I'm a kiwi (New Zealander) living in the US and when i first arrived here had a heck of a job trying to find "silver beet". But how delighted I was to stop by a roadside stand and see my fav vege being called by another name: Swiss Chard! It's no joke, it's real, it's healthy and full of goodness. Thank you for spotlighting it.

Anonymous said...

The swiss chard my son bought in Houston was not the same as silver beet or as more commonly known as spinach in AU.
It was red in colour the same as rhubarb which is what he thought it was.
Buying rhubarb in the US is extremely difficult and what he had hoped he had purchased.
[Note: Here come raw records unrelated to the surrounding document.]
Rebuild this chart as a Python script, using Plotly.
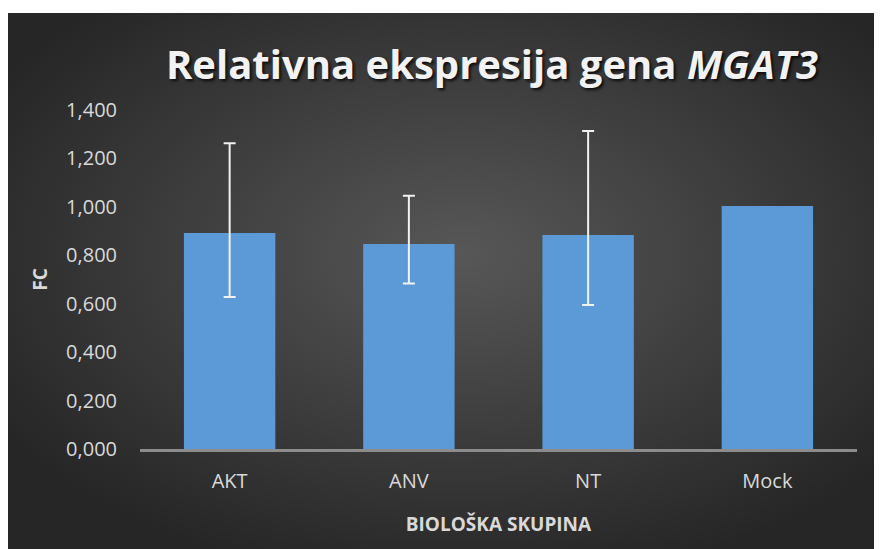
import base64
import plotly.graph_objects as go

# ---- data ----
groups = ["AKT", "ANV", "NT", "Mock"]
fc_values = [0.892, 0.847, 0.884, 1.004]
# error bars exist only for AKT, ANV, NT (Mock is the reference group)
err_plus = [0.371, 0.199, 0.429]
err_minus = [0.264, 0.164, 0.289]
y_ticks = [0.0, 0.2, 0.4, 0.6, 0.8, 1.0, 1.2, 1.4]

# ---- layout geometry (figure sits at 8px page offset) ----
W, H = 874, 541
ml, mr, mt, mb = 132, 25, 102, 100
pw, ph = W - ml - mr, H - mt - mb
top_white = 5

# ---- background gradient (svg data uri) ----
svg = (
    '<svg xmlns="http://www.w3.org/2000/svg" width="874" height="536" '
    'preserveAspectRatio="none" viewBox="0 0 874 536">'
    '<defs><radialGradient id="g" cx="52%" cy="45%" r="62%">'
    '<stop offset="0" stop-color="#575757"/>'
    '<stop offset="1" stop-color="#262626"/>'
    '</radialGradient></defs>'
    '<rect x="0" y="0" width="874" height="536" fill="url(#g)"/></svg>'
)
bg_uri = "data:image/svg+xml;base64," + base64.b64encode(svg.encode()).decode()

fig = go.Figure()
fig.add_trace(go.Bar(
    x=groups,
    y=fc_values,
    width=0.51,
    marker=dict(color="#5b9ad6", line=dict(width=0)),
    error_y=dict(
        type="data",
        symmetric=False,
        array=err_plus,
        arrayminus=err_minus,
        color="#f2f2f2",
        thickness=2,
        width=6,
    ),
    showlegend=False,
))

fig.update_layout(
    width=W,
    height=H,
    margin=dict(l=ml, r=mr, t=mt, b=mb),
    paper_bgcolor="white",
    plot_bgcolor="rgba(0,0,0,0)",
    separators=", ",
    title=dict(
        text="Relativna ekspresija gena <i>MGAT3</i>",
        x=484 / W,
        xanchor="center",
        y=1 - 57 / H,
        yanchor="middle",
        font=dict(family="Open Sans", size=40, color="#f2f2f2", weight="bold",
                  shadow="2px 2px 3px rgba(0,0,0,0.8)"),
    ),
    images=[dict(
        source=bg_uri,
        xref="paper", yref="paper",
        x=-ml / pw, y=(H - mb - top_white) / ph,
        sizex=W / pw, sizey=(H - top_white) / ph,
        xanchor="left", yanchor="top",
        sizing="stretch",
        layer="below",
    )],
    xaxis=dict(
        showgrid=False,
        showline=True,
        linecolor="#8c8c8c",
        linewidth=3,
        ticks="",
        ticklabelstandoff=12,
        tickfont=dict(family="Open Sans", size=20, color="#d9d9d9"),
        title=dict(text="<b>BIOLOŠKA SKUPINA</b>",
                   font=dict(family="Open Sans", size=19, color="#d9d9d9"),
                   standoff=25),
    ),
    yaxis=dict(
        range=[0, 1.4],
        tickvals=y_ticks,
        tickformat=".3f",
        showgrid=False,
        zeroline=False,
        showline=False,
        ticks="",
        ticklabelstandoff=22,
        tickfont=dict(family="Open Sans", size=20, color="#d9d9d9"),
        title=dict(text="<b>FC</b>",
                   font=dict(family="Open Sans", size=19, color="#d9d9d9"),
                   standoff=13),
    ),
)

fig.write_html("out.html")
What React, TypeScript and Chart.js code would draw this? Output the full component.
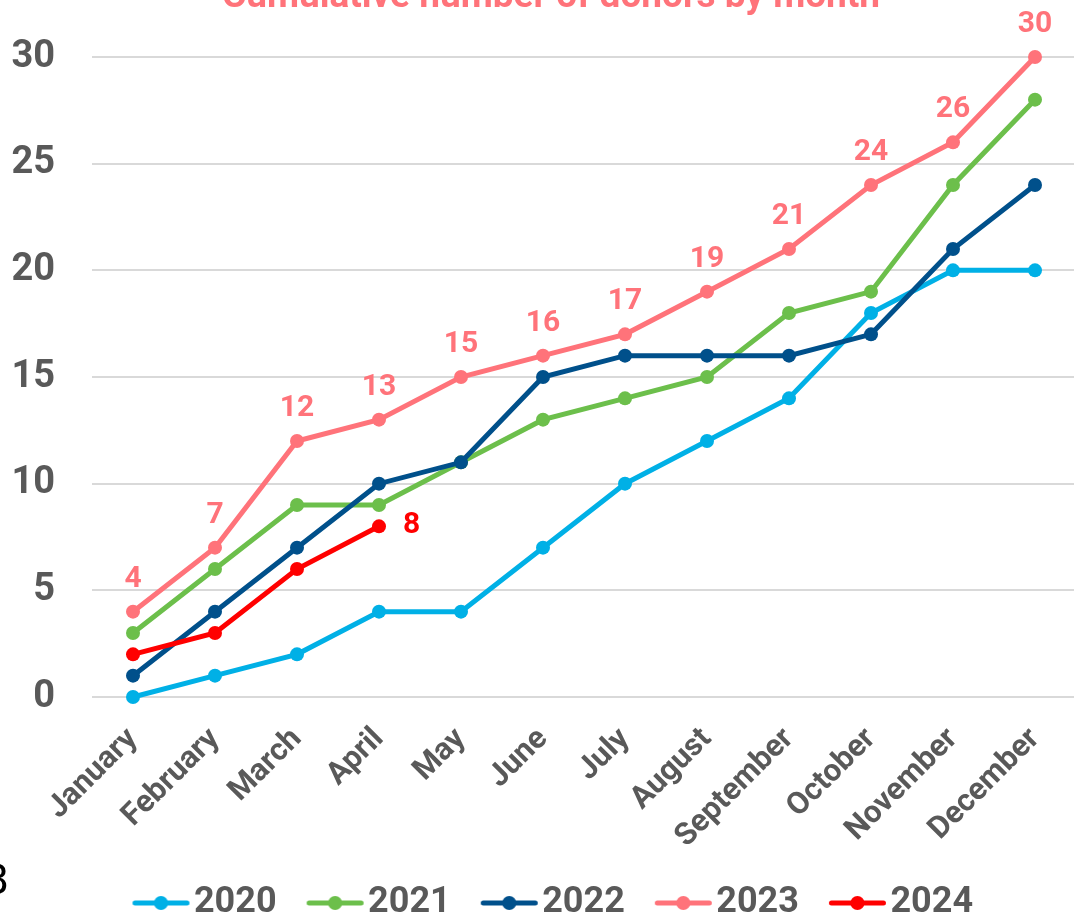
import { useEffect, useRef } from "react";
import { Chart, registerables } from "chart.js";

Chart.register(...registerables);

const titleText = "Cumulative number of donors by month";
const months = [
  "January", "February", "March", "April", "May", "June",
  "July", "August", "September", "October", "November", "December",
];
const years = ["2020", "2021", "2022", "2023", "2024"];
const v2020 = [0, 1, 2, 4, 4, 7, 10, 12, 14, 18, 20, 20];
const v2021 = [3, 6, 9, 9, 11, 13, 14, 15, 18, 19, 24, 28];
const v2022 = [1, 4, 7, 10, 11, 15, 16, 16, 16, 17, 21, 24];
const v2023 = [4, 7, 12, 13, 15, 16, 17, 19, 21, 24, 26, 30];
const v2024 = [2, 3, 6, 8];
const seriesValues = [v2020, v2021, v2022, v2023, v2024];
const colors = ["#00B0E6", "#6CBF4B", "#00508B", "#FF737A", "#FF0000"];
const yMin = 0;
const yMax = 30;
const yStep = 5;

const FONT = "Roboto";
const GREY = "#595959";

// legend marker: a short line with a dot, drawn offset to the right inside a wider transparent image
function markerImage(color: string) {
  const c = document.createElement("canvas");
  c.width = 100;
  c.height = 16;
  const x = c.getContext("2d")!;
  const cx = 67.5;
  x.strokeStyle = color;
  x.lineWidth = 5;
  x.lineCap = "round";
  x.beginPath();
  x.moveTo(cx - 26, 8);
  x.lineTo(cx + 26, 8);
  x.stroke();
  x.fillStyle = color;
  x.beginPath();
  x.arc(cx, 8, 7, 0, Math.PI * 2);
  x.fill();
  return c;
}

const titlePlugin = {
  id: "topTitle",
  afterDraw(chart: any) {
    const ctx = chart.ctx;
    ctx.save();
    ctx.font = `bold 37px ${FONT}`;
    ctx.fillStyle = colors[3];
    ctx.textAlign = "center";
    ctx.textBaseline = "alphabetic";
    ctx.fillText(titleText, 543, 30);
    ctx.restore();
  },
};

const valueLabels = {
  id: "valueLabels",
  afterDatasetsDraw(chart: any) {
    const ctx = chart.ctx;
    ctx.save();
    ctx.font = `bold 30px ${FONT}`;
    const m23 = chart.getDatasetMeta(3);
    ctx.fillStyle = colors[3];
    ctx.textAlign = "center";
    ctx.textBaseline = "alphabetic";
    m23.data.forEach((pt: any, i: number) => {
      ctx.fillText(String(v2023[i]), pt.x, pt.y - 25);
    });
    const m24 = chart.getDatasetMeta(4);
    const last = m24.data[m24.data.length - 1];
    ctx.fillStyle = colors[4];
    ctx.textAlign = "left";
    ctx.textBaseline = "middle";
    ctx.fillText(String(v2024[v2024.length - 1]), last.x + 24, last.y - 1);
    ctx.restore();
  },
};

export default function App() {
  const ref = useRef<HTMLCanvasElement>(null);
  useEffect(() => {
    const canvas = ref.current!;
    const markers = colors.map(markerImage);
    const chart = new Chart(canvas, {
      type: "line",
      data: {
        labels: months,
        datasets: years.map((y, i) => ({
          label: y,
          data: seriesValues[i],
          borderColor: colors[i],
          backgroundColor: colors[i],
          pointBackgroundColor: colors[i],
          pointBorderColor: colors[i],
          borderWidth: 5,
          pointRadius: 7,
          pointBorderWidth: 0,
          tension: 0,
          clip: false as any,
          order: years.length - i,
        })),
      },
      options: {
        animation: false,
        responsive: false,
        events: [],
        layout: { padding: { left: 0, right: 20, top: 80, bottom: 0 } },
        scales: {
          x: {
            offset: true,
            grid: { display: false, drawTicks: false },
            border: { display: false },
            ticks: {
              autoSkip: false,
              maxRotation: 45,
              minRotation: 45,
              padding: 24,
              color: GREY,
              font: { family: FONT, size: 31, weight: "bold" },
            },
            afterFit: (s: any) => {
              s.height = 179.5;
            },
          },
          y: {
            min: yMin,
            max: yMax,
            ticks: {
              stepSize: yStep,
              padding: 37,
              color: GREY,
              font: { family: FONT, size: 38, weight: "bold" },
            },
            grid: { color: "#D9D9D9", lineWidth: 2, drawTicks: false },
            border: { display: false },
            afterFit: (s: any) => {
              s.width = 84;
            },
          },
        },
        plugins: {
          tooltip: { enabled: false },
          title: { display: false },
          legend: {
            position: "bottom",
            labels: {
              usePointStyle: true,
              pointStyleWidth: 65,
              boxHeight: 16,
              padding: 8.5,
              color: GREY,
              font: { family: FONT, size: 36, weight: "bold" },
              generateLabels: (ch: any) =>
                ch.data.datasets.map((ds: any, i: number) => ({
                  text: ds.label,
                  fillStyle: colors[i],
                  strokeStyle: colors[i],
                  fontColor: GREY,
                  lineWidth: 0,
                  pointStyle: markers[i],
                  hidden: false,
                  datasetIndex: i,
                })),
            },
          },
        },
      },
      plugins: [valueLabels, titlePlugin],
    });
    return () => chart.destroy();
  }, []);

  return (
    <div style={{ position: "fixed", left: 0, top: 0, width: 1074, height: 917, overflow: "hidden", background: "#fff" }}>
      <canvas
        ref={ref}
        width={1088}
        height={954}
        style={{ position: "absolute", left: 8, top: -23, width: 1088, height: 954 }}
      />
      <span
        style={{
          position: "absolute",
          left: -16,
          top: 860,
          fontSize: 40,
          lineHeight: 1,
          fontFamily: "DejaVu Sans",
          color: "#000",
        }}
      >
        3
      </span>
    </div>
  );
}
Nance in Ann Arbor said...

Hi, Dan, We decided that we should shop and eat local as much as possible as a green action and to support local economy and esp. farmers. Bought Swiss chard last year for the first time. So far I am the stir fry sort using the spine to saute, then realized there was a lot of leafy green that we were just composting. We will be eating more green-thanks to your enlightening article. You've got a great crowd of followers-loved reading the posts!
BTW no need to use a lot of fat for flavor, but spray butter is some good synthetic stuff!
Nance in Ann Arbor

Inchwormart said...

I've grown swiss chard for the first time this year. Tonight I'm going to harvest a few leaves and cook according to your directions. Thanks.

Anonymous said...

My mother uses lemon juice on chard.